For about six years, I made an annual pilgrimage from Massachusetts to Maine to teach marine carving at the WoodenBoat School. The courses tend to be intense, with long days full of hard work, camaraderie, and stories. So many stories that you’d think that we’d all run out by mid-week. But, there we were Thursday evening after dinner sitting in the cellar barroom of the Irish Pub telling stories. The group was about half students and half instructors. The theme that we all seemed to be following was weird tales about boat owners. Builders and yard owners have dibs on the best stories; they get to see the worst idiosyncrasies of boat owners.
It was a round-robin story session, and my turn finally came. Carvers get some odd requests – guys at boat shows who’ve had two too many drinks asking if you’d carve a figurehead of their wife, but with large breasts, and the like. But that wouldn’t match up against some of the golden goodies trotted out that night. So, when it came to be my turn, I settled for sharing a mystery.
Some years earlier, when I started as a nautical woodcarver, a friend who owned a yard called me with a commission. The owner of a lovely ketch wanted a fancy M carved & gold-leafed in his boat’s bilges. Taking a pause, I asked him if he was sure that he wanted it in the bilge. “Yep. Down as low as you can go, he said. But still visible from the cabin when the hatch is open. He wants a fancy Zapf Chancery M. One in bright gold leaf.” Taking every job seriously, I went to the yard and investigated the bilge. The M needed to be low in the bilge but visible when you looked for it. Eventually, I settled on a spot, measured the angle at which I’d be carving, and went to the shop to plan. Whenever I cut something directly into a boat, I do a practice piece to ensure my final cuts will be exact.

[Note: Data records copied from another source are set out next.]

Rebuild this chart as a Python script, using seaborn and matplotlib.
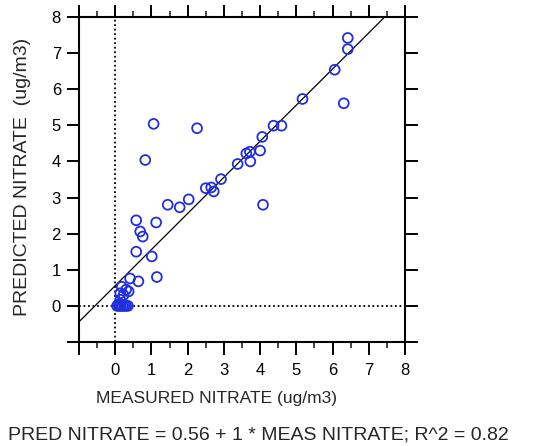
import matplotlib
matplotlib.use("Agg")
import matplotlib.pyplot as plt
import seaborn as sns
import pandas as pd
from matplotlib.ticker import MultipleLocator

measured = [6.42, 6.42, 6.06, 5.17, 6.31, 4.37, 4.59, 4.06, 1.06, 2.26, 0.83,
            3.62, 3.72, 4.00, 3.73, 3.38, 2.92, 2.50, 2.65, 2.72, 2.03, 1.78,
            1.45, 4.08, 0.58, 1.13, 0.69, 0.76, 0.58, 1.01, 0.64, 0.41, 1.15,
            0.18, 0.37, 0.23, 0.14, 0.14, 0.30,
            0.05, 0.10, 0.15, 0.20, 0.25, 0.30, 0.35, 0.10]
predicted = [7.42, 7.11, 6.54, 5.73, 5.61, 4.99, 4.99, 4.68, 5.04, 4.92, 4.04,
             4.22, 4.27, 4.30, 4.00, 3.93, 3.51, 3.26, 3.28, 3.17, 2.95, 2.73,
             2.80, 2.80, 2.37, 2.31, 2.06, 1.92, 1.50, 1.37, 0.68, 0.76, 0.80,
             0.53, 0.40, 0.30, 0.35, 0.17, 0.45,
             0.00, 0.00, 0.00, 0.00, 0.00, 0.00, 0.00, 0.05]
intercept = 0.56
slope = 1.0
tick_values = [-1, 0, 1, 2, 3, 4, 5, 6, 7, 8]
tick_labels = ["", "0", "1", "2", "3", "4", "5", "6", "7", "8"]

sns.set_style("white")
plt.rcParams['font.family'] = ['Liberation Sans', 'DejaVu Sans']

df = pd.DataFrame({"measured": measured, "predicted": predicted})

fig = plt.figure(figsize=(5.41, 4.46), dpi=100)
ax = fig.add_axes([79/541, 1 - 342/446, (405-79)/541, (342-17)/446])

ax.axvline(0, color="black", linestyle=(0, (1, 1.5)), linewidth=1.3, zorder=1)
ax.axhline(0, color="black", linestyle=(0, (1, 1.5)), linewidth=1.3, zorder=1)
ax.axline((0, intercept), slope=slope, color="black", linewidth=0.9, zorder=2)

sns.scatterplot(data=df, x="measured", y="predicted", ax=ax, marker="o",
                s=50, zorder=3, legend=False)
coll = ax.collections[-1]
coll.set_facecolor("none")
coll.set_edgecolor("#1f2fe0")
coll.set_linewidth(1.3)

ax.set_xlim(-1, 8)
ax.set_ylim(-1, 8)
ax.set_xticks(tick_values)
ax.set_xticklabels(tick_labels)
ax.set_yticks(tick_values)
ax.set_yticklabels(tick_labels)
ax.xaxis.set_minor_locator(MultipleLocator(0.5))

for s in ax.spines.values():
    s.set_visible(True)
    s.set_color("black")
    s.set_linewidth(1.5)

ax.tick_params(axis="both", which="major", direction="out", length=9, width=1.4,
               colors="black", labelsize=12, top=True, right=True,
               labeltop=False, labelright=False, bottom=True, left=True)
ax.tick_params(axis="x", which="minor", direction="out", length=4, width=1.2,
               top=True, bottom=True)
ax.tick_params(axis="x", which="major", pad=6)
ax.tick_params(axis="y", which="major", pad=4)

ax.set_xlabel("")
ax.set_ylabel("")
fig.text(217/541, 1 - 399/446, "MEASURED NITRATE (ug/m3)", ha="center", va="center", fontsize=12.5)
fig.text(23/541, 1 - 177/446, "PREDICTED NITRATE  (ug/m3)", ha="center", va="center",
         rotation=90, fontsize=14)
fig.text(258/541, 1 - 435/446, "PRED NITRATE = 0.56 + 1 * MEAS NITRATE; R^2 = 0.82",
         ha="center", va="center", fontsize=14)

fig.savefig("out.png", dpi=100)
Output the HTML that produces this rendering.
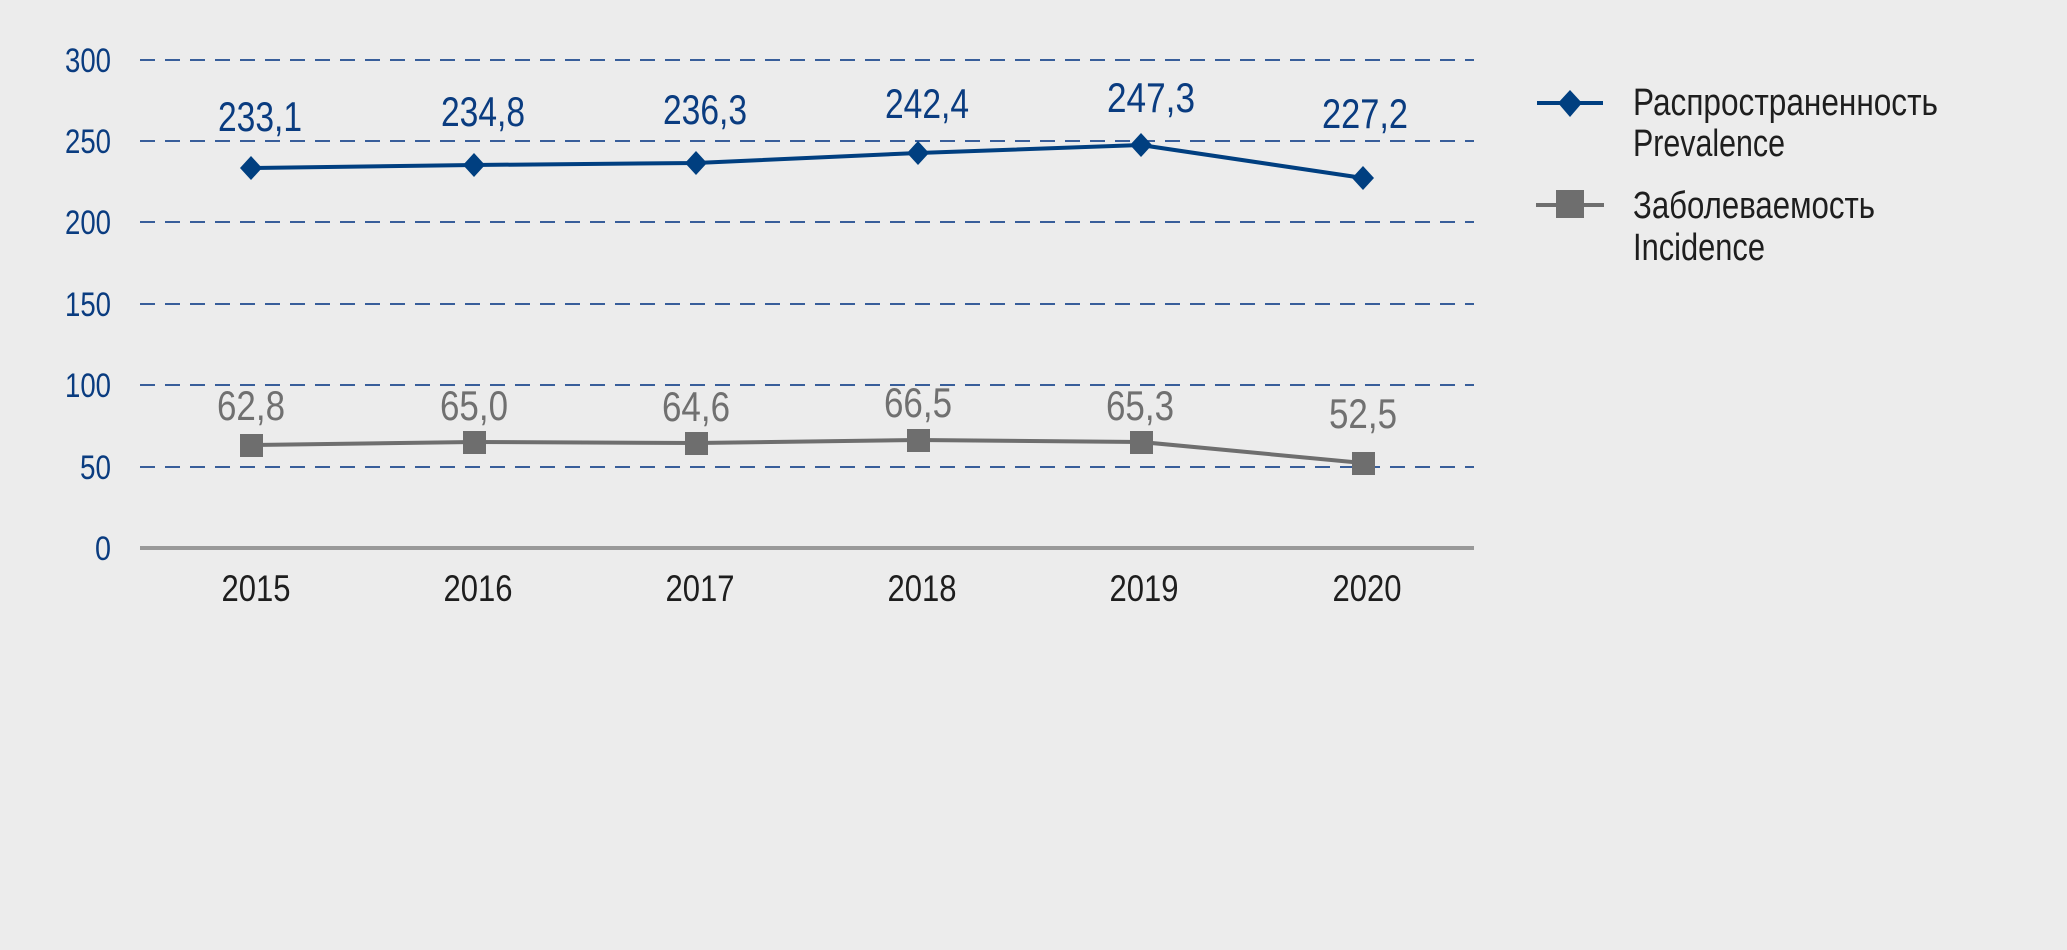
<!DOCTYPE html>
<html><head><meta charset="utf-8"><style>
html,body{margin:0;padding:0;background:#ececec;}
svg{display:block;}
text{font-family:"Liberation Sans Narrow","Liberation Sans",sans-serif;}
</style></head><body>
<svg width="2067" height="950" viewBox="0 0 2067 950" xmlns="http://www.w3.org/2000/svg">
<rect width="2067" height="950" fill="#ececec"/>
<g stroke="#1f4a8f" stroke-width="1.8" stroke-dasharray="15 10">
<line x1="140" x2="1474" y1="60" y2="60"/>
<line x1="140" x2="1474" y1="141" y2="141"/>
<line x1="140" x2="1474" y1="222" y2="222"/>
<line x1="140" x2="1474" y1="304" y2="304"/>
<line x1="140" x2="1474" y1="385" y2="385"/>
<line x1="140" x2="1474" y1="467" y2="467"/>
</g>
<line x1="140" x2="1474" y1="548" y2="548" stroke="#999" stroke-width="4"/>
<g fill="#0a3c80" font-size="34" text-anchor="end">
<text x="111" y="72" textLength="46" lengthAdjust="spacingAndGlyphs">300</text>
<text x="111" y="153" textLength="46" lengthAdjust="spacingAndGlyphs">250</text>
<text x="111" y="234" textLength="46" lengthAdjust="spacingAndGlyphs">200</text>
<text x="111" y="316" textLength="46" lengthAdjust="spacingAndGlyphs">150</text>
<text x="111" y="397" textLength="46" lengthAdjust="spacingAndGlyphs">100</text>
<text x="111" y="479" textLength="31" lengthAdjust="spacingAndGlyphs">50</text>
<text x="111" y="560" textLength="16" lengthAdjust="spacingAndGlyphs">0</text>
</g>
<g fill="#1e1e1e" font-size="37" text-anchor="middle">
<text x="256" y="601" textLength="69" lengthAdjust="spacingAndGlyphs">2015</text>
<text x="478" y="601" textLength="69" lengthAdjust="spacingAndGlyphs">2016</text>
<text x="700" y="601" textLength="69" lengthAdjust="spacingAndGlyphs">2017</text>
<text x="922" y="601" textLength="69" lengthAdjust="spacingAndGlyphs">2018</text>
<text x="1144" y="601" textLength="69" lengthAdjust="spacingAndGlyphs">2019</text>
<text x="1367" y="601" textLength="69" lengthAdjust="spacingAndGlyphs">2020</text>
</g>
<polyline fill="none" stroke="#003f80" stroke-width="4" points="251,168 474,165 696,163 918,153 1141,145 1363,178"/>
<g fill="#003f80">
<path d="M251,156 L262,168 L251,180 L240,168Z"/>
<path d="M474,153 L485,165 L474,177 L463,165Z"/>
<path d="M696,151 L707,163 L696,175 L685,163Z"/>
<path d="M918,141 L929,153 L918,165 L907,153Z"/>
<path d="M1141,133 L1152,145 L1141,157 L1130,145Z"/>
<path d="M1363,166 L1374,178 L1363,190 L1352,178Z"/>
</g>
<polyline fill="none" stroke="#6e6e6e" stroke-width="4" points="251,445 474,442 696,443 918,440 1141,442 1363,463"/>
<g fill="#6e6e6e">
<rect x="240" y="434" width="23" height="23"/>
<rect x="463" y="431" width="23" height="23"/>
<rect x="685" y="432" width="23" height="23"/>
<rect x="907" y="429" width="23" height="23"/>
<rect x="1130" y="431" width="23" height="23"/>
<rect x="1352" y="452" width="23" height="23"/>
</g>
<g fill="#0a3c80" font-size="42" text-anchor="middle">
<text x="260" y="131" textLength="84" lengthAdjust="spacingAndGlyphs">233,1</text>
<text x="483" y="126" textLength="84" lengthAdjust="spacingAndGlyphs">234,8</text>
<text x="705" y="124" textLength="84" lengthAdjust="spacingAndGlyphs">236,3</text>
<text x="927" y="118" textLength="84" lengthAdjust="spacingAndGlyphs">242,4</text>
<text x="1151" y="112" textLength="88" lengthAdjust="spacingAndGlyphs">247,3</text>
<text x="1365" y="128" textLength="86" lengthAdjust="spacingAndGlyphs">227,2</text>
</g>
<g fill="#707070" font-size="42" text-anchor="middle">
<text x="251" y="420" textLength="68" lengthAdjust="spacingAndGlyphs">62,8</text>
<text x="474" y="420" textLength="68" lengthAdjust="spacingAndGlyphs">65,0</text>
<text x="696" y="421" textLength="68" lengthAdjust="spacingAndGlyphs">64,6</text>
<text x="918" y="417" textLength="68" lengthAdjust="spacingAndGlyphs">66,5</text>
<text x="1140" y="420" textLength="68" lengthAdjust="spacingAndGlyphs">65,3</text>
<text x="1363" y="428" textLength="68" lengthAdjust="spacingAndGlyphs">52,5</text>
</g>
<line x1="1537" x2="1603" y1="103" y2="103" stroke="#003f80" stroke-width="4"/>
<path d="M1570,90 L1582,103 L1570,117 L1558,103Z" fill="#003f80"/>
<line x1="1536" x2="1604" y1="205" y2="205" stroke="#6e6e6e" stroke-width="4"/>
<rect x="1556" y="190" width="28" height="28" fill="#6e6e6e"/>
<g fill="#1e1e1e" font-size="38">
<text x="1633" y="115" textLength="305" lengthAdjust="spacingAndGlyphs">Распространенность</text>
<text x="1633" y="156" textLength="152" lengthAdjust="spacingAndGlyphs">Prevalence</text>
<text x="1633" y="218" textLength="242" lengthAdjust="spacingAndGlyphs">Заболеваемость</text>
<text x="1633" y="260" textLength="132" lengthAdjust="spacingAndGlyphs">Incidence</text>
</g>
</svg>
</body></html>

About a week later, I finished the job and collected the princely sum of $90 for the work. I also left the yard with a mystery. The yard owner had no more an idea than I did about the meaning of the letter M or the positioning. So, there you have it. The mystery of the Golden Zapf Chancery M, and I have no idea why he wanted it there.
Polite laughter followed the story. And then one of the yard owners from Mount Dessert piped up: “I know that boat, and I can solve your mystery. The boat’s in my yard right now. The owner is looking to sell. I asked him about that M. He told me that he was going through a terrible divorce six years ago and got taken for just about everything he owned. He managed to keep the boat because she just wasn’t interested in it. His wife’s name started with an M, so he had the M carved where it’d get wet, dirty, fouled, and where he could watch it and enjoy the process because it was the only enjoyable thing he got from the marriage.”
Not intending to, and with an unexpected assist, I had just won the informal “who can tell the best story” competition and had a mystery solved.